June 24th Mandatory GHG Reporting and Cap-and-Trade Program Workshop
This sector-specific workshop on Friday was far more technical and less political than the above board meeting. The two relevant thrusts of the workshop concerned quantifying the EDU allowance allocation post-2020, and emissions associated with the ‘Least cost dispatch’.
The initial proposal for EDU allowance allocation was aired during the March sector specific workshop; the details were thus:
– Subtract out emissions associated with electricity sold to industrial covered entities
– Factor in preplanned changes to electricity sources, e.g. known coal divestiture and nuclear resource availability
– Continued 100% consignment for IOU’s, still optional for POU’s
– Extra allowances may be allocated given proven increased electrification
On the last point, the CEC Demand Forecast projects a 0.4% annual decrease in statewide load from 2014-26, compared to a 1.2% increase per year forecast in 2009 for the years 2010-20. Assumptions have clearly changed rapidly, the uptake of electric vehicles in California will be a key variable in this, and thus the total EDU allocation figure.
The update to the above proposal was a variation over the 2020 achievement of the RPS, the first option assumes that all EDU’s meet the same 32% renewable standard, the second, only the reduced 28% target.
Lastly, a highly technical presentation concerned emissions accounting for the practice of least cost dispatch.

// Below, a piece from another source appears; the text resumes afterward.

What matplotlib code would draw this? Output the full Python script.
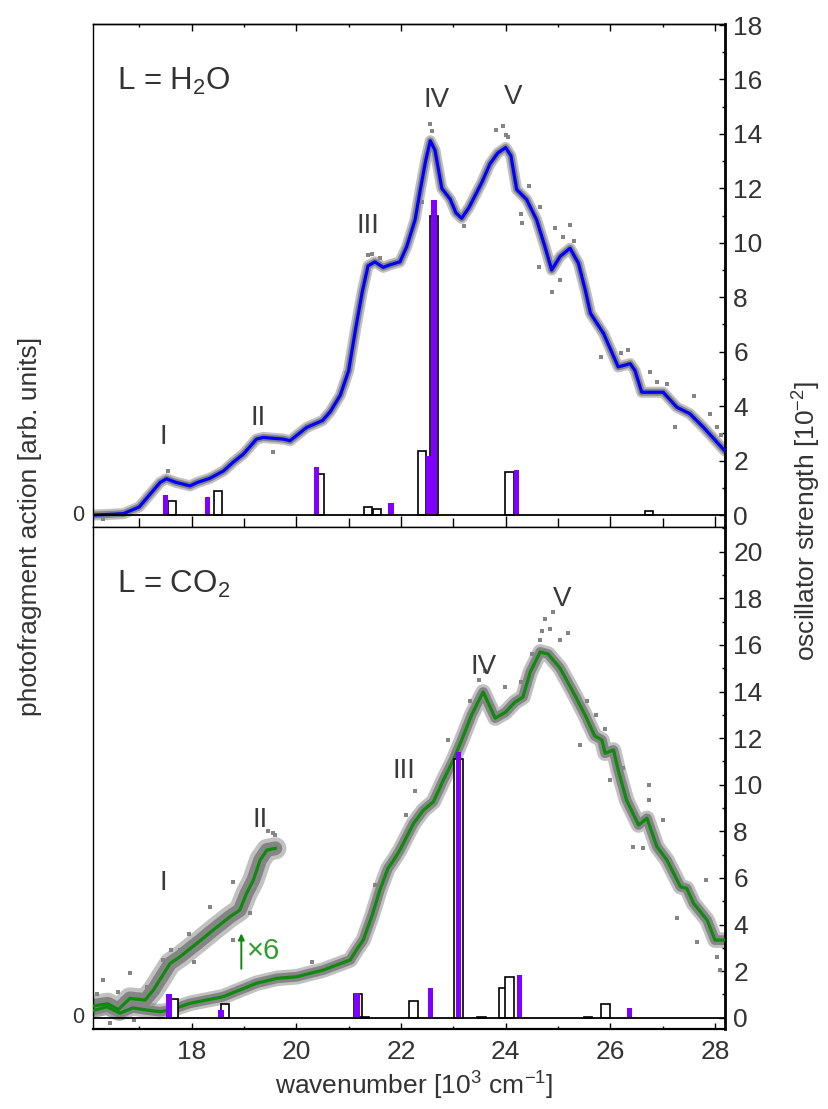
import matplotlib
matplotlib.use("Agg")
import matplotlib.pyplot as plt
from matplotlib.ticker import MultipleLocator
import matplotlib.transforms as mtransforms

plt.rcParams['font.family'] = ['Liberation Sans', 'DejaVu Sans']
plt.rcParams['mathtext.fontset'] = 'custom'
plt.rcParams['mathtext.rm'] = 'Liberation Sans'

# ---------------- L = H2O ----------------
h2o_x = [16.11, 16.4, 16.7, 17.0, 17.2, 17.4, 17.52, 17.7, 17.97, 18.1, 18.35, 18.61,
         18.8, 18.99, 19.24, 19.37, 19.55, 19.75, 19.88, 20.2, 20.5, 20.65, 20.84, 21.0,
         21.13, 21.26, 21.37, 21.5, 21.66, 21.8, 21.98, 22.11, 22.27, 22.37, 22.47, 22.56,
         22.65, 22.78, 22.94, 23.05, 23.16, 23.3, 23.38, 23.54, 23.7, 23.85, 24.0, 24.1,
         24.21, 24.4, 24.59, 24.75, 24.88, 25.04, 25.23, 25.39, 25.52, 25.62, 25.87, 26.15,
         26.38, 26.47, 26.6, 27.01, 27.27, 27.52, 27.78, 28.19]
h2o_y = [0.0, 0.02, 0.05, 0.3, 0.75, 1.2, 1.33, 1.2, 1.07, 1.19, 1.35, 1.62,
         1.95, 2.24, 2.79, 2.85, 2.82, 2.79, 2.73, 3.22, 3.47, 3.8, 4.4, 5.3,
         6.8, 8.2, 9.15, 9.3, 9.1, 9.2, 9.3, 9.86, 10.85, 11.96, 13.0, 13.75,
         13.4, 12.0, 11.6, 11.1, 10.9, 11.3, 11.6, 12.2, 12.9, 13.3, 13.5, 13.2,
         11.96, 11.59, 10.85, 9.86, 9.0, 9.5, 9.8, 9.25, 8.27, 7.41, 6.67, 5.44,
         5.56, 5.31, 4.51, 4.51, 3.96, 3.72, 3.22, 2.35]

h2o_scatter_x = [24.3, 24.31, 24.65, 24.94, 25.23, 24.63, 24.88, 25.04, 25.83, 26.33,
                 26.76, 27.08, 27.24, 27.59, 28.03, 22.56, 23.81, 24.0, 21.37, 19.56,
                 22.6, 23.95, 24.05, 23.2, 21.45, 21.6, 25.1, 25.3, 26.9, 27.9,
                 28.12, 26.2, 24.45, 22.4, 20.95, 17.55, 16.3]
h2o_scatter_y = [11.06, 10.73, 11.33, 10.54, 10.66, 9.12, 8.2, 8.63, 5.8, 6.05,
                 5.25, 4.82, 3.22, 4.39, 3.22, 14.35, 14.16, 13.95, 9.55, 2.3,
                 14.1, 14.3, 13.9, 10.6, 9.6, 9.45, 10.2, 10.05, 4.9, 3.7,
                 2.95, 5.95, 12.1, 11.5, 5.2, 1.6, -0.15]

h2o_open_x = [17.62, 18.51, 20.45, 21.37, 21.54, 22.40, 22.63, 24.07, 26.74]
h2o_open_f = [0.52, 0.89, 1.51, 0.28, 0.22, 2.36, 10.97, 1.58, 0.15]
h2o_fill_x = [17.50, 18.31, 20.38, 21.81, 22.52, 22.63, 24.20]
h2o_fill_f = [0.74, 0.68, 1.75, 0.45, 2.15, 11.56, 1.66]

h2o_peaks = ['I', 'II', 'III', 'IV', 'V']
h2o_peak_x = [17.45, 19.28, 21.37, 22.68, 24.15]
h2o_peak_y = [2.85, 3.55, 10.6, 15.25, 15.35]

# ---------------- L = CO2 ----------------
co2_x = [16.11, 16.38, 16.63, 16.88, 17.14, 17.4, 17.59, 17.97, 18.6, 19.24, 19.63,
         20.01, 20.52, 21.03, 21.15, 21.28, 21.45, 21.6, 21.75, 21.9, 21.98, 22.24,
         22.43, 22.62, 22.81, 23.0, 23.16, 23.35, 23.57, 23.8, 23.99, 24.18, 24.33,
         24.47, 24.66, 24.81, 25.04, 25.27, 25.52, 25.7, 25.84, 25.9, 26.06, 26.15,
         26.31, 26.54, 26.7, 26.89, 27.08, 27.34, 27.46, 27.59, 27.85, 28.0, 28.19]
co2_y = [0.3, 0.47, 0.2, 0.42, 0.33, 0.26, 0.33, 0.62, 0.9, 1.48, 1.69,
         1.76, 2.05, 2.48, 2.91, 3.34, 4.4, 5.5, 6.4, 6.9, 7.2, 8.34,
         8.91, 9.27, 10.2, 11.06, 11.92, 13.0, 13.98, 12.86, 13.1, 13.55, 13.76,
         14.83, 15.7, 15.61, 15.0, 14.06, 12.98, 12.1, 11.92, 11.35, 11.49, 10.63,
         9.34, 8.27, 8.56, 7.34, 6.77, 5.62, 5.55, 4.91, 4.19, 3.33, 3.33]

co2_x6_x = [16.11, 16.4, 16.6, 16.82, 17.11, 17.27, 17.59, 17.78, 18.16, 18.41, 18.73,
            18.92, 19.05, 19.18, 19.31, 19.44, 19.6]
co2_x6_y = [0.5, 0.6, 0.35, 0.83, 0.76, 1.19, 2.33, 2.62, 3.3, 3.76, 4.33,
            4.62, 5.34, 5.91, 6.77, 7.2, 7.27]

co2_scatter_x = [24.76, 24.85, 24.66, 25.04, 23.99, 23.32, 22.27, 25.73, 26.73, 26.73,
                 27.01, 26.44, 26.63, 27.27, 27.82, 27.66, 28.03, 28.1, 26.0, 25.42,
                 19.56, 18.8, 18.35, 18.16, 18.8, 19.11, 16.31, 16.82, 17.46, 17.78,
                 16.89, 16.44, 24.9, 24.7, 25.2, 23.6, 23.5, 24.3, 24.5, 22.1,
                 22.9, 25.55, 25.9, 19.45, 19.6, 18.55, 17.95, 17.6, 17.15, 16.6,
                 16.2, 17.35, 18.05, 20.3, 21.5, 26.25]
co2_scatter_y = [17.1, 16.7, 16.2, 16.2, 14.2, 13.6, 9.75, 13.0, 9.99, 9.34,
                 8.48, 7.34, 7.27, 4.27, 5.91, 3.26, 2.62, 2.05, 10.2, 11.7,
                 7.91, 5.84, 4.76, 3.05, 3.33, 4.48, 1.62, 1.9, 2.48, 2.91,
                 -0.1, -0.23, 17.4, 16.6, 16.5, 14.9, 14.5, 14.4, 15.6, 8.7,
                 11.9, 13.6, 12.4, 8.0, 7.85, 4.2, 3.6, 2.9, 1.3, 1.1,
                 1.0, 1.8, 2.4, 2.4, 5.7, 10.7]

co2_open_x = [17.66, 18.64, 21.18, 21.30, 22.24, 23.10, 23.54, 23.95, 24.07, 25.57, 25.91]
co2_open_f = [0.8, 0.57, 1.0, 0.05, 0.73, 11.1, 0.03, 1.26, 1.73, 0.03, 0.57]
co2_fill_x = [17.57, 18.56, 21.16, 22.57, 23.10, 24.27, 26.37]
co2_fill_f = [1.0, 0.33, 1.07, 1.26, 11.39, 1.83, 0.43]

co2_peaks = ['I', 'II', 'III', 'IV', 'V']
co2_peak_x = [17.45, 19.3, 22.06, 23.58, 25.07]
co2_peak_y = [5.8, 8.5, 10.6, 15.05, 17.95]

XLIM = (16.11, 28.19)
PURPLE = '#8000ff'
GRAY = '#858585'
TEXT_GRAY = '#3a3a3a'
GREEN = '#0f8a0f'
FS = 19

fig = plt.figure(figsize=(8.29, 11.09), dpi=100)
ax_top = fig.add_axes([0.1118, 0.5248, 0.7627, 0.4536])
ax_bot = fig.add_axes([0.1118, 0.0721, 0.7627, 0.4527])


def gray_band(ax, x, y, width):
    # measured points cluster tightly around the smoothed trace
    ax.plot(x, y, color=GRAY, lw=width * 1.6, alpha=0.5, solid_capstyle='round',
            solid_joinstyle='round', zorder=2)
    ax.plot(x, y, color=GRAY, lw=width, solid_capstyle='round',
            solid_joinstyle='round', zorder=2)


def draw_panel(ax, x, y, line_color, band_w, sx, sy, ox, of, fx, ff):
    gray_band(ax, x, y, band_w)
    ax.plot(sx, sy, ls='none', marker='s', ms=2.8, color=GRAY, mew=0, zorder=2)
    ax.plot(x, y, color=line_color, lw=2.3, zorder=3)
    ax.bar(ox, of, width=0.16, facecolor='white', edgecolor='black', lw=1.2, zorder=4)
    ax.bar(fx, ff, width=0.10, color=PURPLE, lw=0, zorder=5)
    ax.axhline(0, color='black', lw=1.3, zorder=6)
    ax.set_xlim(*XLIM)


draw_panel(ax_top, h2o_x, h2o_y, '#0000ff', 5.0, h2o_scatter_x, h2o_scatter_y,
           h2o_open_x, h2o_open_f, h2o_fill_x, h2o_fill_f)
draw_panel(ax_bot, co2_x, co2_y, GREEN, 7.0, co2_scatter_x, co2_scatter_y,
           co2_open_x, co2_open_f, co2_fill_x, co2_fill_f)
# magnified (x6) low-energy trace
gray_band(ax_bot, co2_x6_x, co2_x6_y, 10.0)
ax_bot.plot(co2_x6_x, co2_x6_y, color=GREEN, lw=2.3, zorder=3)

ax_top.set_ylim(-0.44, 18.04)
ax_bot.set_ylim(-0.485, 21.06)

for ax in (ax_top, ax_bot):
    for side in ('left', 'top', 'bottom'):
        ax.spines[side].set_linewidth(1.0)
    ax.spines['right'].set_linewidth(2.0)
    ax.yaxis.set_major_locator(MultipleLocator(2))
    ax.yaxis.set_minor_locator(MultipleLocator(1))
    ax.xaxis.set_major_locator(MultipleLocator(2))
    ax.xaxis.set_minor_locator(MultipleLocator(1))
    ax.tick_params(axis='y', which='both', direction='in', left=False, right=True,
                   labelleft=False, labelright=True, labelsize=FS, pad=6,
                   labelcolor='#333333')
    ax.tick_params(axis='y', which='major', length=4.0, width=1.0)
    ax.tick_params(axis='y', which='minor', length=2.5, width=1.0)
    # left axis only marks the zero of the action signal
    tr = mtransforms.blended_transform_factory(ax.transAxes, ax.transData)
    ax.text(-0.014, 0, '0', transform=tr, ha='right', va='center',
            fontsize=FS * 0.82, color='#333333')

# top panel: long inward ticks on the lower edge, short ones on the top edge
ax_top.tick_params(axis='x', which='both', direction='in', top=False, bottom=True,
                   labelbottom=False, labeltop=False)
ax_top.tick_params(axis='x', which='major', length=8.0, width=1.0)
ax_top.tick_params(axis='x', which='minor', length=6.5, width=1.0)
sec = ax_top.secondary_xaxis('top')
sec.xaxis.set_major_locator(MultipleLocator(2))
sec.xaxis.set_minor_locator(MultipleLocator(1))
sec.tick_params(axis='x', which='both', direction='in', labeltop=False)
sec.tick_params(axis='x', which='major', length=4.8, width=1.0)
sec.tick_params(axis='x', which='minor', length=2.0, width=1.0)
sec.spines['top'].set_linewidth(1.0)

ax_bot.tick_params(axis='x', which='both', direction='in', top=False, bottom=True,
                   labelsize=FS, pad=8, labelcolor='#333333')
ax_bot.tick_params(axis='x', which='major', length=4.0, width=1.0)
ax_bot.tick_params(axis='x', which='minor', length=2.2, width=1.0)
ax_bot.spines['bottom'].set_linewidth(1.6)

# panel annotations
ax_top.text(0.038, 0.885, r'L = H$_2$O', transform=ax_top.transAxes, fontsize=22.5,
            color='#333333', ha='left', va='center')
ax_bot.text(0.038, 0.885, r'L = CO$_2$', transform=ax_bot.transAxes, fontsize=22.5,
            color='#333333', ha='left', va='center')
for lab, px, py in zip(h2o_peaks, h2o_peak_x, h2o_peak_y):
    ax_top.text(px, py, lab, fontsize=20, color=TEXT_GRAY, ha='center', va='center')
for lab, px, py in zip(co2_peaks, co2_peak_x, co2_peak_y):
    ax_bot.text(px, py, lab, fontsize=20, color=TEXT_GRAY, ha='center', va='center')

ax_bot.annotate('', xy=(18.95, 3.62), xytext=(18.95, 2.1),
                arrowprops=dict(arrowstyle='-|>', color=GREEN, lw=1.4,
                                mutation_scale=9, shrinkA=0, shrinkB=0))
ax_bot.text(19.06, 2.85, '×6', fontsize=21, color='#2f9e2f', ha='left', va='center')

# axis labels
fig.text(0.5, 0.022, r'wavenumber [10$^3$ cm$^{-1}$]', ha='center', va='center',
         fontsize=FS, color='#333333')
fig.text(0.036, 0.525, 'photofragment action [arb. units]', rotation=90,
         ha='center', va='center', fontsize=FS, color='#333333')
fig.text(0.972, 0.53, r'oscillator strength [10$^{-2}$]', rotation=90,
         ha='center', va='center', fontsize=FS, color='#333333')

fig.savefig('out.png', dpi=100)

Least cost dispatch involves the relevant EDU sending electricity from low emitting resources to CAISO – thus incurring less compliance cost; whilst the portion of electricity with greater associated emissions is sent to a state where emissions are not costed. This state of affairs can serve to prolong the use of high emitting resources, and thus the practice can be viewed as a diluted form of leakage.
Six accounting options were outlaid in the program, likely too much detail to specify now (see full ARB presentation). Regardless, further information is due in early July when the MRR and Cap-and-Trade Regulations are released for comment, two board meetings will follow later on in the year, whilst the review process ought to have concluded by February of next year. This column will continue to report on all relevant material from the above schedule.